- **TASK GOAL**
Reproduce exactly the lines below, from the first one through the line containing "const aYRange = [0.001, 1];", and omit any pictures.

===============

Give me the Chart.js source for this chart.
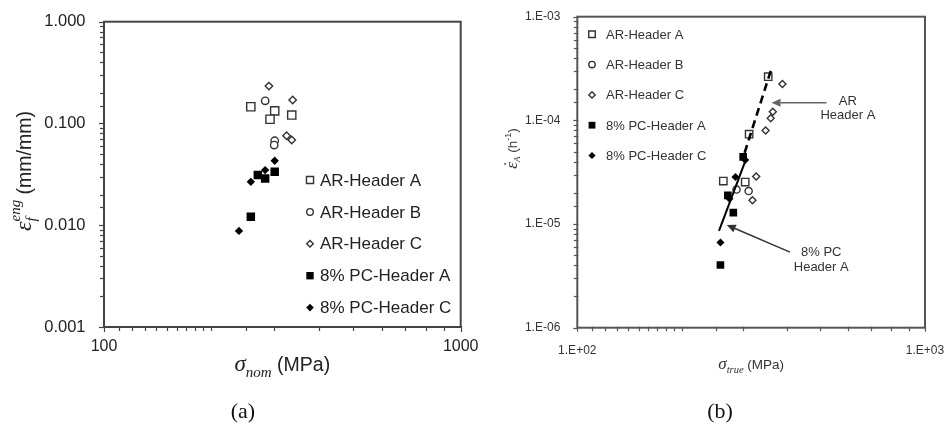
<!DOCTYPE html>
<html><head><meta charset="utf-8">
<script src="https://cdn.jsdelivr.net/npm/chart.js@4"></script>
<style>
html,body{margin:0;padding:0;background:#fff;width:944px;height:424px;overflow:hidden;position:relative}
canvas{position:absolute;top:0}
#ca{left:0}
#cb{left:470px}
.cap{position:absolute;top:399px;font:22px "Liberation Serif";line-height:24px;color:#111;width:60px;text-align:center}
</style></head><body>
<canvas id="ca" width="490" height="424"></canvas>
<canvas id="cb" width="474" height="424"></canvas>
<div class="cap" style="left:213px">(a)</div>
<div class="cap" style="left:690px">(b)</div>
<script>
// ---------- (a) failure strain vs nominal stress ----------
const aSeries = ['AR-Header A','AR-Header B','AR-Header C','8% PC-Header A','8% PC-Header C'];
const aArA_stress = [258, 301, 292, 336];
const aArA_strain = [0.146, 0.133, 0.110, 0.121];
const aArB_stress = [283, 301, 300];
const aArB_strain = [0.167, 0.0676, 0.0613];
const aArC_stress = [290, 338, 325, 336];
const aArC_strain = [0.233, 0.170, 0.0757, 0.0687];
const aPcA_stress = [270, 283, 301, 258];
const aPcA_strain = [0.0311, 0.0288, 0.0335, 0.0121];
const aPcC_stress = [301, 283, 258, 239];
const aPcC_strain = [0.0430, 0.0348, 0.0267, 0.0088];
const aXRange = [100, 1000];
const aYRange = [0.001, 1];

// ---------- (b) creep rate vs true stress ----------
const bSeries = ['AR-Header A','AR-Header B','AR-Header C','8% PC-Header A','8% PC-Header C'];
const bArA_stress = [354, 312, 263, 304];
const bArA_rate = [2.64e-4, 7.36e-5, 2.60e-5, 2.54e-5];
const bArB_stress = [287, 311];
const bArB_rate = [2.15e-5, 2.08e-5];
const bArC_stress = [389, 365, 360, 348, 327, 319];
const bArC_rate = [2.24e-4, 1.21e-4, 1.05e-4, 7.99e-5, 2.88e-5, 1.70e-5];
const bPcA_stress = [300, 271, 281, 258];
const bPcA_rate = [4.44e-5, 1.89e-5, 1.29e-5, 4.03e-6];
const bPcC_stress = [304, 285, 274, 258];
const bPcC_rate = [4.15e-5, 2.85e-5, 1.75e-5, 6.65e-6];
const bFitAR_stress = [360, 300];
const bFitAR_rate = [3.0e-4, 4.4e-5];
const bFitPC_stress = [306.6, 255.6];
const bFitPC_rate = [4.34e-5, 8.58e-6];
const bNoteText = [['AR','Header A'], ['8% PC','Header A']];
const bNoteStress = [600, 503];
const bNoteRate = [[1.54e-4, 1.11e-4], [5.30e-6, 3.83e-6]];
const bArrowTail_stress = [521, 409];
const bArrowTail_rate = [1.48e-4, 5.35e-6];
const bArrowTip_stress = [362, 269];
const bArrowTip_rate = [1.48e-4, 9.8e-6];
const bXRange = [100, 1000];
const bYRange = [1e-6, 1e-3];

const SANS = '"Liberation Sans", Arial, sans-serif';
const SERIF = '"Liberation Serif", "Times New Roman", serif';

function isPow10(v){const l=Math.log10(v);return Math.abs(l-Math.round(l))<1e-6;}
function pts(xs, ys){return xs.map((x,i)=>({x:x, y:ys[i]}));}

function drawMarker(ctx, style, x, y, r, fill, stroke, lw){
  ctx.beginPath();
  if(style==='rect'){const s=Math.SQRT1_2*r; ctx.rect(x-s,y-s,2*s,2*s);}
  else if(style==='circle'){ctx.arc(x,y,r,0,Math.PI*2);}
  else {ctx.moveTo(x-r,y);ctx.lineTo(x,y-r);ctx.lineTo(x+r,y);ctx.lineTo(x,y+r);ctx.closePath();}
  ctx.fillStyle=fill; ctx.fill();
  if(lw>0){ctx.lineWidth=lw; ctx.strokeStyle=stroke; ctx.stroke();}
}

function layoutRich(ctx, segs){
  let cur=0,lastStart=0; const xs=[];
  for(const s of segs){
    ctx.font=s.font; const w=ctx.measureText(s.t).width;
    const st = s.stack ? lastStart : cur;
    xs.push(st+(s.dx||0));
    if(!s.stack) lastStart=st;
    cur=Math.max(cur, st+w);
  }
  return {xs:xs, width:cur};
}
function drawRich(ctx, segs, cx, by, color){
  const L=layoutRich(ctx,segs); const x0=cx-L.width/2;
  ctx.fillStyle=color; ctx.textBaseline='alphabetic'; ctx.textAlign='left';
  segs.forEach((s,i)=>{ctx.font=s.font; ctx.fillText(s.t, x0+L.xs[i], by+(s.dy||0));});
}

const decoPlugin = {
  id:'deco',
  afterDraw(chart, args, o){
    const ctx=chart.ctx, a=chart.chartArea, xs=chart.scales.x, ys=chart.scales.y;
    ctx.save();
    // tick marks
    ctx.strokeStyle=o.axisColor; ctx.lineWidth=1.2;
    ys.ticks.forEach(t=>{
      const p=Math.round(ys.getPixelForValue(t.value))+0.5;
      const L=isPow10(t.value)?o.major:o.minor;
      ctx.beginPath(); ctx.moveTo(a.left-L,p); ctx.lineTo(a.left+1,p); ctx.stroke();
    });
    xs.ticks.forEach(t=>{
      const p=Math.round(xs.getPixelForValue(t.value))+0.5;
      const L=isPow10(t.value)?o.major:o.minor;
      ctx.beginPath(); ctx.moveTo(p,a.bottom-1); ctx.lineTo(p,a.bottom+L); ctx.stroke();
    });
    // frame
    ctx.lineWidth=o.axisWidth; ctx.strokeStyle=o.axisColor;
    ctx.strokeRect(a.left,a.top,a.right-a.left,a.bottom-a.top);
    // legend
    const lg=o.legend;
    chart.data.datasets.filter(d=>d.inLegend).forEach((d,i)=>{
      const y=lg.y+i*lg.dy;
      drawMarker(ctx, d.pointStyle, lg.mx, y, d.legendR, d.backgroundColor, d.borderColor, d.borderWidth);
      ctx.fillStyle=lg.color; ctx.font=lg.font; ctx.textBaseline='middle'; ctx.textAlign='left';
      ctx.fillText(d.label, lg.tx, y+1);
    });
    // arrows and notes
    if(o.notes){
      const n=o.notes;
      n.tailX.forEach((_,i)=>{
        const x1=xs.getPixelForValue(n.tailX[i]), y1=ys.getPixelForValue(n.tailY[i]);
        const x2=xs.getPixelForValue(n.tipX[i]), y2=ys.getPixelForValue(n.tipY[i]);
        const ang=Math.atan2(y2-y1,x2-x1), hl=9, hw=4;
        ctx.strokeStyle=n.arrowColor[i]; ctx.fillStyle=n.arrowColor[i]; ctx.lineWidth=1.4;
        const bx=x2-Math.cos(ang)*hl, by=y2-Math.sin(ang)*hl;
        ctx.beginPath(); ctx.moveTo(x1,y1); ctx.lineTo(bx,by); ctx.stroke();
        ctx.beginPath(); ctx.moveTo(x2,y2);
        ctx.lineTo(bx+Math.sin(ang)*hw, by-Math.cos(ang)*hw);
        ctx.lineTo(bx-Math.sin(ang)*hw, by+Math.cos(ang)*hw);
        ctx.closePath(); ctx.fill();
        ctx.fillStyle=n.color; ctx.font=n.font; ctx.textAlign='center'; ctx.textBaseline='middle';
        n.text[i].forEach((line,j)=>{
          ctx.fillText(line, xs.getPixelForValue(n.textX[i]), ys.getPixelForValue(n.textY[i][j]));
        });
      });
    }
    // axis titles
    const tx=o.xTitle;
    drawRich(ctx, tx.segs, (a.left+a.right)/2+(tx.dx||0), tx.y, tx.color);
    const ty=o.yTitle;
    ctx.save(); ctx.translate(ty.x, ty.cy); ctx.rotate(-Math.PI/2);
    drawRich(ctx, ty.segs, 0, 0, ty.color); ctx.restore();
    ctx.restore();
  }
};

function markerDs(label, xs, ys, style, r, filled, legendR){
  return {label:label, data:pts(xs,ys), pointStyle:style, pointRadius:r, pointHoverRadius:r,
    backgroundColor: filled?'#000':'#fff', borderColor: filled?'#000':'#333',
    borderWidth: filled?0:1.4, showLine:false, inLegend:true, legendR:legendR, order:2};
}

function logScale(range, fontSize, color, padding, cb, fit){
  return {type:'logarithmic', min:range[0], max:range[1],
    grid:{display:false}, border:{display:false},
    ticks:{autoSkip:false, maxRotation:0, padding:padding, color:color,
      font:{family:'Liberation Sans', size:fontSize},
      callback:v=>isPow10(v)?cb(v):''},
    afterFit:fit};
}

// ----- chart (a) -----
new Chart(document.getElementById('ca'), {
  type:'scatter',
  data:{datasets:[
    markerDs(aSeries[0], aArA_stress, aArA_strain, 'rect', 5.8, false, 5.0),
    markerDs(aSeries[1], aArB_stress, aArB_strain, 'circle', 3.7, false, 3.3),
    markerDs(aSeries[2], aArC_stress, aArC_strain, 'rectRot', 3.7, false, 3.3),
    markerDs(aSeries[3], aPcA_stress, aPcA_strain, 'rect', 6.0, true, 5.2),
    markerDs(aSeries[4], aPcC_stress, aPcC_strain, 'rectRot', 4.2, true, 3.8)
  ]},
  options:{
    responsive:false, animation:false, events:[],
    layout:{padding:{left:0, top:21.7, right:29.3, bottom:0}},
    plugins:{legend:{display:false}, tooltip:{enabled:false},
      deco:{axisColor:'#444', axisWidth:2, major:5, minor:4,
        legend:{mx:310, tx:320, y:180, dy:31.9, font:'17px '+SANS, color:'#222'},
        xTitle:{y:370.7, color:'#222', segs:[
          {t:'σ', font:'italic 23px '+SERIF},
          {t:'nom', font:'italic 15px '+SERIF, dy:6},
          {t:' (MPa)', font:'19.5px '+SANS}]},
        yTitle:{x:30.5, cy:171, color:'#222', segs:[
          {t:'ε', font:'italic 24px '+SERIF},
          {t:'f', font:'italic 15px '+SERIF, dy:5},
          {t:'eng', font:'italic 15px '+SERIF, dy:-11, stack:true},
          {t:' (mm/mm)', font:'19.5px '+SANS}]}
      }},
    scales:{
      x:logScale(aXRange, 16, '#222', 1.8, v=>String(Math.round(v)),
        s=>{s.height=97; s.paddingLeft=0; s.paddingRight=0;}),
      y:logScale(aYRange, 16.5, '#222', 10.5, v=>v.toFixed(3),
        s=>{s.width=104; s.paddingTop=0; s.paddingBottom=0;})
    }
  },
  plugins:[decoPlugin]
});

// ----- chart (b) -----
new Chart(document.getElementById('cb'), {
  type:'scatter',
  data:{datasets:[
    {label:'fitAR', data:pts(bFitAR_stress,bFitAR_rate), showLine:true, borderColor:'#000', borderWidth:2.6,
      borderDash:[8,5], pointRadius:0, order:0},
    {label:'fitPC', data:pts(bFitPC_stress,bFitPC_rate), showLine:true, borderColor:'#000', borderWidth:2,
      pointRadius:0, order:0},
    markerDs(bSeries[0], bArA_stress, bArA_rate, 'rect', 5.2, false, 4.6),
    markerDs(bSeries[1], bArB_stress, bArB_rate, 'circle', 3.6, false, 3.2),
    markerDs(bSeries[2], bArC_stress, bArC_rate, 'rectRot', 3.5, false, 3.2),
    markerDs(bSeries[3], bPcA_stress, bPcA_rate, 'rect', 5.4, true, 4.8),
    markerDs(bSeries[4], bPcC_stress, bPcC_rate, 'rectRot', 4.0, true, 3.6)
  ]},
  options:{
    responsive:false, animation:false, events:[],
    layout:{padding:{left:0, top:16.7, right:19, bottom:0}},
    plugins:{legend:{display:false}, tooltip:{enabled:false},
      deco:{axisColor:'#555', axisWidth:2, major:4, minor:3.5,
        legend:{mx:122, tx:136, y:34.3, dy:30.3, font:'13px '+SANS, color:'#333'},
        notes:{text:bNoteText, textX:bNoteStress, textY:bNoteRate,
          tailX:bArrowTail_stress, tailY:bArrowTail_rate, tipX:bArrowTip_stress, tipY:bArrowTip_rate,
          arrowColor:['#666','#333'], color:'#333', font:'13px '+SANS},
        xTitle:{y:369.3, color:'#333', segs:[
          {t:'σ', font:'italic 17px '+SERIF},
          {t:'true', font:'italic 10.5px '+SERIF, dy:4},
          {t:' (MPa)', font:'13.5px '+SANS}]},
        yTitle:{x:47, cy:148.5, color:'#333', segs:[
          {t:'ε', font:'italic 17px '+SERIF},
          {t:'˙', font:'17px '+SERIF, stack:true, dx:2, dy:-2},
          {t:'A', font:'italic 9px '+SERIF, dy:3},
          {t:' (h', font:'13.5px '+SANS},
          {t:'-1', font:'9px '+SANS, dy:-6},
          {t:')', font:'13.5px '+SANS}]}
      }},
    scales:{
      x:logScale(bXRange, 12, '#333', 8, v=>'1.E+0'+Math.round(Math.log10(v)),
        s=>{s.height=96.3; s.paddingLeft=0; s.paddingRight=0;}),
      y:logScale(bYRange, 12, '#333', 9, v=>'1.E-0'+(-Math.round(Math.log10(v))),
        s=>{s.width=107.3; s.paddingTop=0; s.paddingBottom=0;})
    }
  },
  plugins:[decoPlugin]
});
</script>
</body></html>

===============

- **THE SOLUTION**
Give me the Chart.js source for this chart.
<!DOCTYPE html>
<html><head><meta charset="utf-8">
<script src="https://cdn.jsdelivr.net/npm/chart.js@4"></script>
<style>
html,body{margin:0;padding:0;background:#fff;width:944px;height:424px;overflow:hidden;position:relative}
canvas{position:absolute;top:0}
#ca{left:0}
#cb{left:470px}
.cap{position:absolute;top:399px;font:22px "Liberation Serif";line-height:24px;color:#111;width:60px;text-align:center}
</style></head><body>
<canvas id="ca" width="490" height="424"></canvas>
<canvas id="cb" width="474" height="424"></canvas>
<div class="cap" style="left:213px">(a)</div>
<div class="cap" style="left:690px">(b)</div>
<script>
// ---------- (a) failure strain vs nominal stress ----------
const aSeries = ['AR-Header A','AR-Header B','AR-Header C','8% PC-Header A','8% PC-Header C'];
const aArA_stress = [258, 301, 292, 336];
const aArA_strain = [0.146, 0.133, 0.110, 0.121];
const aArB_stress = [283, 301, 300];
const aArB_strain = [0.167, 0.0676, 0.0613];
const aArC_stress = [290, 338, 325, 336];
const aArC_strain = [0.233, 0.170, 0.0757, 0.0687];
const aPcA_stress = [270, 283, 301, 258];
const aPcA_strain = [0.0311, 0.0288, 0.0335, 0.0121];
const aPcC_stress = [301, 283, 258, 239];
const aPcC_strain = [0.0430, 0.0348, 0.0267, 0.0088];
const aXRange = [100, 1000];
const aYRange = [0.001, 1];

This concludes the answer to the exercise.